Women combatants
By 12 August 1914, Englishwoman Flora Sandes knew that if she wanted an exciting life, she would have to fight for it. That was the date she steamed out of London, along with 36 other eager nurses, bound for Serbia. Within 18 months, during the great retreat to Albania, she had exchanged bandages for guns. She insisted on acting as a soldier, and being treated as such; therefore, like male combatants, she cared for the wounded, but only 'between shots'. She curtly informed one correspondent on 10 November 1916 that if people thought she ought to be a nurse instead of a soldier, they should be told that 'we have Red Cross men for first aid'. Her martial valour during World War One was recognised in June 1919 when a special Serbian Act of Parliament made her the first woman to be commissioned in the Serbian Army.

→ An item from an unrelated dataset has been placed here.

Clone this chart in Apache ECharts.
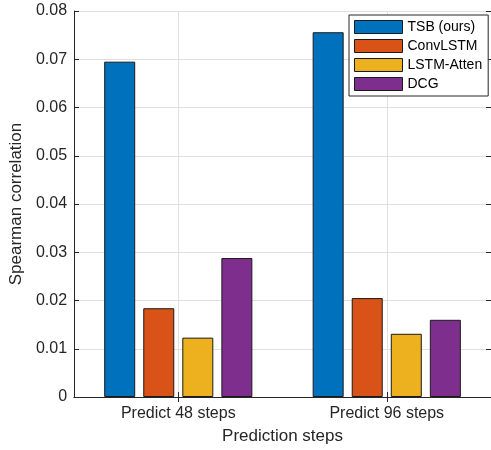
<!DOCTYPE html>
<html>
<head>
<meta charset="utf-8">
<script src="https://cdn.jsdelivr.net/npm/echarts@6/dist/echarts.min.js"></script>
<style>
  html, body { margin: 0; padding: 0; background: #fff; }
  #chart { width: 491px; height: 450px; }
</style>
</head>
<body>
<div id="chart"></div>
<script>
// 数据
const categories = ['Predict 48 steps', 'Predict 96 steps'];
const methods = ['TSB (ours)', 'ConvLSTM', 'LSTM-Atten', 'DCG'];
const tsbValues = [0.0695, 0.0756];
const convLstmValues = [0.0184, 0.0205];
const lstmAttenValues = [0.0123, 0.0131];
const dcgValues = [0.0288, 0.0160];
const yTicks = [0, 0.01, 0.02, 0.03, 0.04, 0.05, 0.06, 0.07, 0.08];

// MATLAB 默认配色
const colors = ['#0072BD', '#D95319', '#EDB120', '#7E2F8E'];
const seriesValues = [tsbValues, convLstmValues, lstmAttenValues, dcgValues];

const axisColor = '#262626';
const gridColor = '#e0e0e0';
const font = 'Liberation Sans, Arial, Helvetica, sans-serif';

const chart = echarts.init(document.getElementById('chart'));

chart.setOption({
    animation: false,
    textStyle: { fontFamily: font, color: axisColor },
    color: colors,
    grid: { left: 71, top: 11, right: -3, bottom: 52, containLabel: false },
    legend: {
        orient: 'vertical',
        left: 349,
        top: 15,
        padding: [5, 6, 5, 5],
        itemWidth: 48,
        itemHeight: 13,
        itemGap: 5,
        icon: 'rect',
        backgroundColor: '#fff',
        borderColor: axisColor,
        borderWidth: 1,
        borderRadius: 0,
        textStyle: { fontFamily: font, fontSize: 14, color: '#000' },
        itemStyle: { borderColor: '#1a1a1a', borderWidth: 1 },
        data: methods
    },
    xAxis: [{
        type: 'category',
        data: categories,
        position: 'bottom',
        name: 'Prediction steps',
        nameLocation: 'middle',
        nameGap: 31,
        nameTextStyle: { fontFamily: font, fontSize: 17, color: axisColor },
        axisLine: { show: true, lineStyle: { color: axisColor, width: 1 } },
        axisTick: { show: true, inside: true, length: 5, alignWithLabel: true, lineStyle: { color: axisColor } },
        axisLabel: { fontFamily: font, fontSize: 16, color: axisColor, margin: 9 },
        // 竖向网格线对齐到类目中心
        splitLine: { show: true, alignWithLabel: true, interval: 0, lineStyle: { color: gridColor, width: 1 } }
    }, {
        type: 'category',
        data: categories,
        position: 'top',
        axisLine: { show: true, lineStyle: { color: axisColor, width: 1 } },
        axisTick: { show: true, inside: true, length: 5, alignWithLabel: true, lineStyle: { color: axisColor } },
        axisLabel: { show: false },
        splitLine: { show: false }
    }],
    yAxis: [{
        type: 'value',
        min: 0,
        max: 0.08,
        interval: 0.01,
        position: 'left',
        name: 'Spearman correlation',
        nameLocation: 'middle',
        nameGap: 41,
        nameTextStyle: { fontFamily: font, fontSize: 17, color: axisColor },
        axisLine: { show: true, lineStyle: { color: axisColor, width: 1 } },
        axisTick: { show: true, inside: true, length: 5, lineStyle: { color: axisColor } },
        axisLabel: {
            fontFamily: font, fontSize: 16, color: axisColor, margin: 7,
            formatter: v => {
                const t = yTicks.find(x => Math.abs(x - v) < 1e-9);
                return t === undefined ? '' : String(t);
            }
        },
        splitLine: { show: true, lineStyle: { color: gridColor, width: 1 } }
    }, {
        type: 'value',
        min: 0,
        max: 0.08,
        interval: 0.01,
        position: 'right',
        axisLine: { show: true, lineStyle: { color: axisColor, width: 1 } },
        axisTick: { show: true, inside: true, length: 5, lineStyle: { color: axisColor } },
        axisLabel: { show: false },
        splitLine: { show: false }
    }],
    series: methods.map((name, i) => ({
        name: name,
        type: 'bar',
        xAxisIndex: 0,
        yAxisIndex: 0,
        data: seriesValues[i],
        barWidth: 31,
        barGap: '26%',
        itemStyle: { color: colors[i], borderColor: '#1a1a1a', borderWidth: 1 }
    }))
});
</script>
</body>
</html>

'She insisted on acting as a soldier, and being treated as such...'
This jolly, buxom daughter of a retired vicar living in the peaceful village of Thornton Heath in the Suffolk countryside was an unlikely candidate for the warrior role. Although she had been given elementary medical and military training in the Women's First Aid Yeomanry Corps and St John's Ambulance, she had no regrets about leaving nursing for the life of a combatant. Indeed, she relished those times when the savage explosion of her bombs was followed by a 'few groans and then silence' since a 'tremendous hullabaloo' signalled that she had inflicted 'only a few scratches, or the top of someone's finger... taken off'. Throughout her life, Sandes contended that her wartime experiences had been wonderful precisely because they were years of previously unimagined freedom.